From Python 3.14, python -m pdb -p pid lets you connect a pdb session to a running Python process.
This post goes into a part of what makes this possible.
The barrier to entry for writing general debugging tools for Python programs has always been quite low. Unlike many languages, you're rarely finding yourself working with weird internals. Instead, debugging tools can be built off of pretty straightforward knowledge of the language.
This is powered by the languages treating things like exception tracebacks as first class objects, standard library modules like traceback, and of course the power of eval/exec.
And thanks to this, tools like pdb can be provided out of the box, and easily customized by people without much (if any) understanding of the internals of the language.
Some might comment that the existence of things like pdb have prevented Python programmers from "simply" learning how to use more universal debuggers like gdb/lldb. But I believe that loads of excellent REPL-based debugging experimentation happens because People can simply write tools like ipdb or pdb++ in Python.
There's always been a bit of a catch, though. Generally these debugging tools require you first to edit your program source.
You can easily stick a:
right in the middle of your program near a problematic spot, or even set up an exception handler beforehand to capture outright exceptions.

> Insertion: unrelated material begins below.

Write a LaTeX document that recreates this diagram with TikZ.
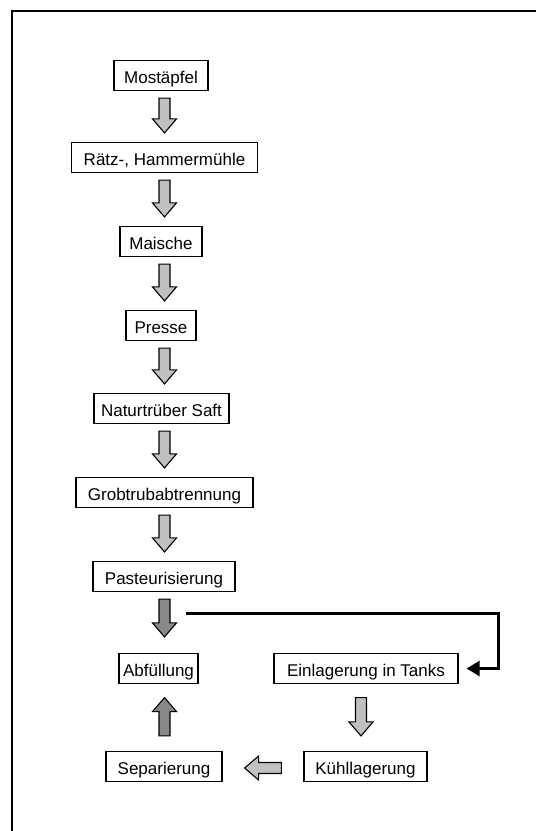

But if you haven't done this work beforehand, you'll likely end up needing to edit your source code somehow, restart your program, and then go into it.
There are tools that can work without restarting the program. Beyond language agnostic debugging tools, tools like pyspy can work on running processes. But they are often relying on tricks and needing to know very specific details about CPython to work.
Python 3.14 offers some new functionality to standardize injecting some Python code to a running process. This should reduce the need for a lot of hacks.
sys.remote_exec takes a process ID of an existing Python process, along with the path of a Python script.
Calling sys.remote_exec(pid, script_path) will signal to the remote process that we want it to run the script at script_path "soon".
What does this look like in practice with a "real" program?
This program takes some integers as input, and calculates a cumulative sum. A very basic client-server program where you might wonder "... what is the program doing and why am I waiting so long?"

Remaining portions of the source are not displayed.